Plotting code records:
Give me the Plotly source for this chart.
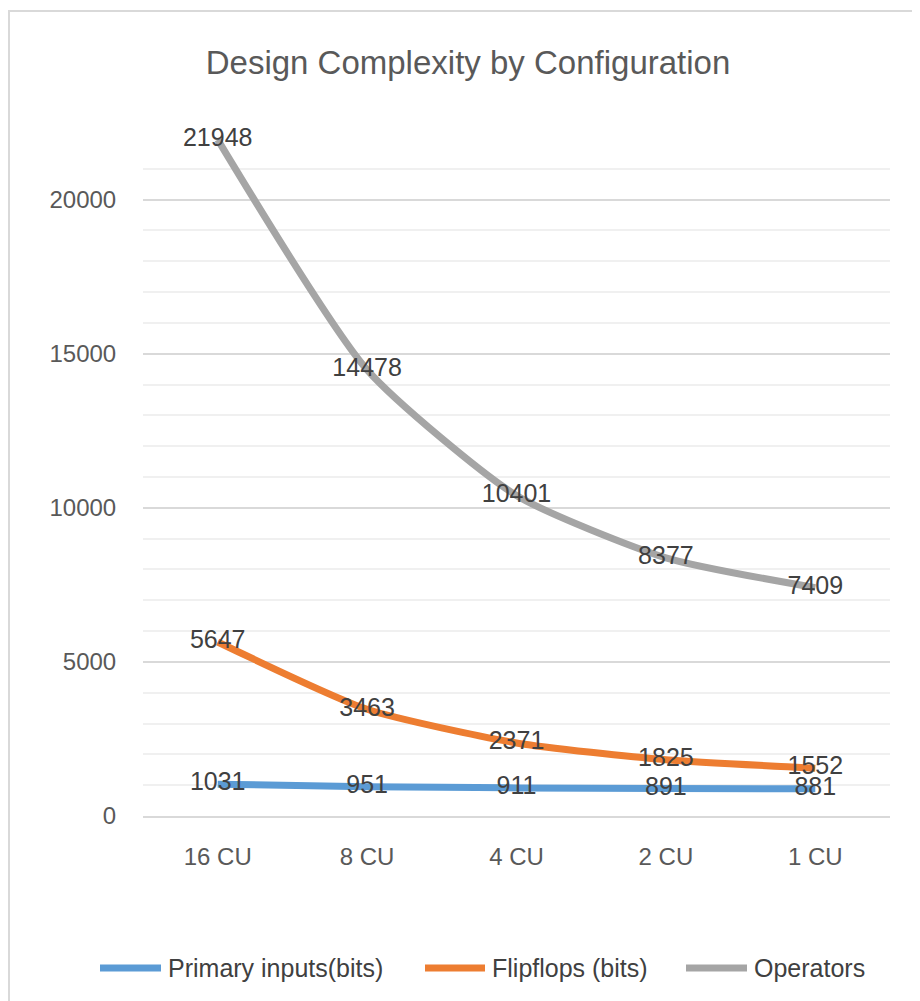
import plotly.graph_objects as go

categories = ["16 CU", "8 CU", "4 CU", "2 CU", "1 CU"]
primary_inputs = [1031, 951, 911, 891, 881]
flipflops = [5647, 3463, 2371, 1825, 1552]
operators = [21948, 14478, 10401, 8377, 7409]
series_names = ["Primary inputs(bits)", "Flipflops (bits)", "Operators"]
colors = ["#5B9BD5", "#ED7D31", "#A5A5A5"]

FONT = "Liberation Sans, Arial, sans-serif"
OFF = 8  # page body margin offset

W, H = 920, 1001
L, R, T, B = 143 - OFF, 30 + OFF, 138 - OFF, 185 + OFF
pw, ph = W - L - R, H - T - B
def px(x): return (x - OFF - L) / pw
def py(y): return (H - B - (y - OFF)) / ph

fig = go.Figure()
for name, vals, c in zip(series_names, [primary_inputs, flipflops, operators], colors):
    fig.add_trace(go.Scatter(
        x=categories, y=vals, name=name, mode="lines+text",
        line=dict(color=c, width=7, shape="spline", smoothing=0.6),
        text=[str(v) for v in vals], textposition="middle center",
        textfont=dict(size=25, color="#404040", family=FONT),
        cliponaxis=False, showlegend=False,
    ))

# custom legend (wide line swatches like the reference)
legend_x = [(97, 164), (422, 488), (683, 750)]
shapes = [dict(type="rect", xref="paper", yref="paper",
               x0=px(OFF + 1), x1=px(940), y0=py(1020), y1=py(11),
               line=dict(color="#D9D9D9", width=2), layer="below")]
annotations = []
for (x0, x1), name, c in zip(legend_x, series_names, colors):
    shapes.append(dict(type="line", xref="paper", yref="paper",
                       x0=px(x0 + 3), x1=px(x1 - 3), y0=py(968), y1=py(968),
                       line=dict(color=c, width=7)))
    annotations.append(dict(text=name, xref="paper", yref="paper",
                            x=px(x1 + 2), y=py(968), xanchor="left", yanchor="middle",
                            showarrow=False,
                            font=dict(size=25, color="#404040", family=FONT)))

fig.update_layout(
    width=W, height=H,
    margin=dict(l=L, r=R, t=T, b=B),
    paper_bgcolor="white", plot_bgcolor="white",
    title=dict(text="Design Complexity by Configuration", x=0.5,
               xanchor="center", y=1 - (62 - OFF) / H, yanchor="middle",
               font=dict(family=FONT, size=33, color="#595959")),
    font=dict(family=FONT, color="#595959"),
    showlegend=False,
    xaxis=dict(type="category", range=[-0.5, 4.5], showgrid=False, showline=True,
               linecolor="#D9D9D9", linewidth=1.5, ticks="outside", ticklen=18,
               tickcolor="rgba(0,0,0,0)", tickfont=dict(size=24, color="#595959"),
               zeroline=False),
    yaxis=dict(range=[0, 22000], dtick=5000, tickformat="d", showgrid=True,
               gridcolor="#D9D9D9", gridwidth=1.5, zeroline=False, showline=False,
               ticks="outside", ticklen=21, tickcolor="rgba(0,0,0,0)",
               tickfont=dict(size=24, color="#595959"),
               minor=dict(dtick=1000, showgrid=True, gridcolor="#F0F0F0", gridwidth=1.5)),
    shapes=shapes,
    annotations=annotations,
)

fig.write_html("out.html")
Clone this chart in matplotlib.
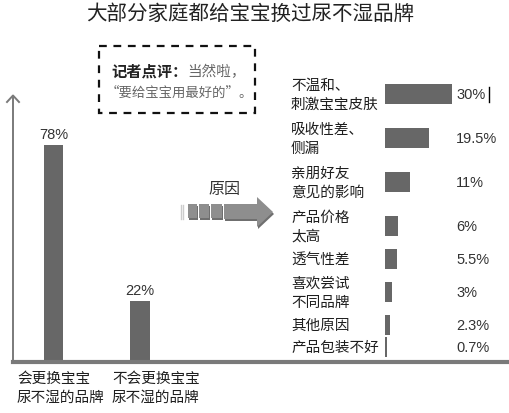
import matplotlib
matplotlib.use("Agg")
import matplotlib.pyplot as plt
from matplotlib.patches import Rectangle, Polygon
from matplotlib import transforms

plt.rcParams['font.family'] = ['Noto Sans CJK SC', 'DejaVu Sans']

# --- 数据 ---
title = "大部分家庭都给宝宝换过尿不湿品牌"
left_labels = ["会更换宝宝\n尿不湿的品牌", "不会更换宝宝\n尿不湿的品牌"]
left_values = [78, 22]

reasons = ["不温和、\n刺激宝宝皮肤", "吸收性差、\n侧漏", "亲朋好友\n意见的影响", "产品价格\n太高",
           "透气性差", "喜欢尝试\n不同品牌", "其他原因", "产品包装不好"]
reason_values = [30, 19.5, 11, 6, 5.5, 3, 2.3, 0.7]
reason_texts = ["30%", "19.5%", "11%", "6%", "5.5%", "3%", "2.3%", "0.7%"]

W, H = 510, 414
fig = plt.figure(figsize=(W / 100, H / 100), dpi=100)

def fbox(x0, y0, x1, y1):
    # 像素坐标(左上为原点) -> figure 比例
    return [x0 / W, 1 - y1 / H, (x1 - x0) / W, (y1 - y0) / H]

bar_c = "#676767"
axis_c = "#7a7a7a"
txt_c = "#1e1e1e"

# --- 左侧柱状图 ---
ax1 = fig.add_axes(fbox(13, 97, 510, 363))
ax1.bar(range(len(left_values)), left_values, width=0.23, color=bar_c)
ax1.set_xlim(-0.468, 5.28)
ax1.set_ylim(0, 95.6)
for s in ["top", "right"]:
    ax1.spines[s].set_visible(False)
ax1.spines["left"].set_color(axis_c)
ax1.spines["left"].set_linewidth(1.4)
ax1.spines["bottom"].set_color(axis_c)
ax1.spines["bottom"].set_linewidth(3)
ax1.set_xticks([])
ax1.set_yticks([])
ax1.patch.set_alpha(0)
for i, v in enumerate(left_values):
    ax1.text(i, v + 1.5, f"{v}%", ha="center", va="bottom", fontsize=10.5,
             family=["Liberation Sans"], color="#333333")
lbl_x = [17, 112]
for x, t in zip(lbl_x, left_labels):
    fig.text(x / W, 1 - 372 / H, t, ha="left", va="top", fontsize=10.5,
             color=txt_c, linespacing=1.45)

# --- 右侧横向条形图 ---
lines = [t.count("\n") + 1 for t in reasons]
pos = [0]
for a, b in zip(lines[:-1], lines[1:]):
    pos.append(pos[-1] + (a + b) * 11)

ax2 = fig.add_axes(fbox(385, 80, 452, 362))
ax2.barh(pos, reason_values, height=20, color=bar_c)
ax2.set_xlim(0, 30)
ax2.set_ylim(267, -15)
ax2.axis("off")
tr = transforms.blended_transform_factory(fig.transFigure, ax2.transData)
for p, t, vt in zip(pos, reasons, reason_texts):
    ax2.text(291 / W, p, t, transform=tr, ha="left", va="center", fontsize=10.5,
             color=txt_c, linespacing=1.45)
    ax2.text(456 / W, p, vt, transform=tr, ha="left", va="center", fontsize=10.5,
             family=["Liberation Sans"], color="#333333")

# --- 装饰层 ---
ov = fig.add_axes([0, 0, 1, 1])
ov.set_xlim(0, W)
ov.set_ylim(H, 0)
ov.axis("off")
ov.patch.set_alpha(0)

# y 轴箭头
ov.plot([7, 13, 19], [103, 96.5, 103], color=axis_c, lw=1.4)
# 光标线
ov.plot([489, 489], [88, 103], color="black", lw=1)

# 标题
ov.text(250, 14, title, ha="center", va="center", fontsize=14.8, color="#222222")

# 记者点评框
ov.add_patch(Rectangle((99, 47), 156, 67, fill=False, ec="#111111", lw=1.6,
                       ls=(0, (3.5, 3))))
t1 = ov.text(111, 72, "记者点评：", ha="left", va="center", fontsize=11,
             color="#222222", fontweight="bold")
ov.annotate("当然啦，", xy=(1, 0.5), xycoords=t1, ha="left", va="center",
            fontsize=10.5, color="#666666")
ov.text(106, 93, "“要给宝宝用最好的”。", ha="left", va="center", fontsize=9.6,
        color="#666666")

# 原因箭头
ov.text(224, 190, "原因", ha="center", va="center", fontsize=11.5, color="#333333")
for x in [181, 183.5]:
    ov.plot([x, x], [206, 220], color="#cccccc", lw=1)
for x0, x1 in [(188, 197), (199, 209), (211, 222)]:
    ov.add_patch(Rectangle((x0 + 1, 207), x1 - x0, 14, fc="#6f6f6f", ec="none"))
    ov.add_patch(Rectangle((x0, 205), x1 - x0, 14, fc="#8e8e8e", ec="none"))
arrow = [(224, 205), (257, 205), (257, 198), (273, 213), (257, 228), (257, 220), (224, 220)]
ov.add_patch(Polygon([(x + 1, y + 2) for x, y in arrow], closed=True, fc="#6f6f6f", ec="none"))
ov.add_patch(Polygon(arrow, closed=True, fc="#8e8e8e", ec="none"))

fig.savefig("out.png", dpi=100)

What you are asked to do: Starting at the line containing "Clone this chart in matplotlib." and ending at the line containing "left_values = [78, 22]", copy those lines exactly, both included, and nothing more. Leave out any picture.

Solution to the exercise:
Clone this chart in matplotlib.
import matplotlib
matplotlib.use("Agg")
import matplotlib.pyplot as plt
from matplotlib.patches import Rectangle, Polygon
from matplotlib import transforms

plt.rcParams['font.family'] = ['Noto Sans CJK SC', 'DejaVu Sans']

# --- 数据 ---
title = "大部分家庭都给宝宝换过尿不湿品牌"
left_labels = ["会更换宝宝\n尿不湿的品牌", "不会更换宝宝\n尿不湿的品牌"]
left_values = [78, 22]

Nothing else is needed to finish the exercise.